Introduction
Factors are a special type of data structure in R used to represent categorical data. Categorical data consists of values that belong to a finite set of categories, such as gender, education level, ratings, or departments.
Factors are extremely important in:
- Statistical modeling
- Data analysis
- Machine learning
- Data visualization
What is a Factor?
A factor is a data structure that stores:
- Levels (unique categories)
- Integer codes that represent these levels
Internally, factors are stored as integers, but displayed as labels.
Why Factors are Important
Factors help R:
- Understand categorical variables
- Apply correct statistical methods
- Optimize memory usage
- Handle ordering of categories properly
Example:
- Gender: Male, Female
- Rating: Low, Medium, High
Creating Factors in R
Using factor() Function
gender <- factor(c("Male", "Female", "Male", "Female"))
print(gender)
Levels of a Factor
Levels are the unique categories in a factor.
levels(gender)
Level Ordering of Factors
By default, levels are ordered alphabetically.

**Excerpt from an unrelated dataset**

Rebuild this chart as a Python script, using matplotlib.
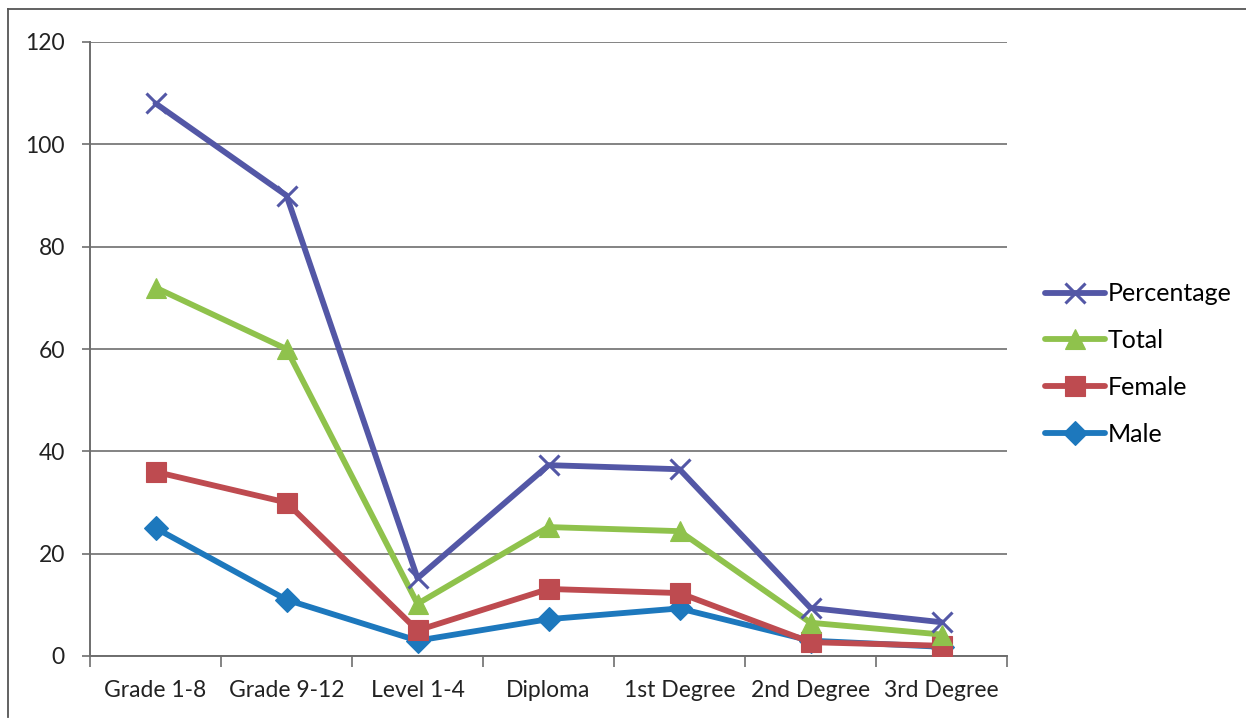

rating <- factor(c("Low", "High", "Medium"))
levels(rating)
Ordered Factors
Ordered factors have a meaningful order.
rating <- factor(
c("Low", "Medium", "High"),
levels = c("Low", "Medium", "High"),
ordered = TRUE
)
Checking Factor Properties
is.factor()
is.factor(rating)
is.ordered()
is.ordered(rating)
Converting Data to Factors
Convert Vector to Factor
x <- c("Yes", "No", "Yes")
f <- as.factor(x)
Convert Factor to Character
as.character(f)
Convert Factor to Numeric
⚠️ Must convert carefully.
as.numeric(levels(f))[f]
Modifying Factor Levels
Renaming Levels
levels(f) <- c("NO", "YES")
Adding New Levels
levels(f) <- c(levels(f), "MAYBE")
Summary of Factors
- Factors represent categorical data
- They store values as integers with labels
- Ordered factors represent ranked categories
- Essential for statistical analysis and modeling
Common Mistakes with Factors
- Converting factor directly to numeric
- Forgetting to define level order
- Treating factors as strings
Summary
Factors are a core data structure in R used for categorical data. They play a critical role in statistical modeling and data analysis by ensuring that categorical variables are handled correctly and efficiently.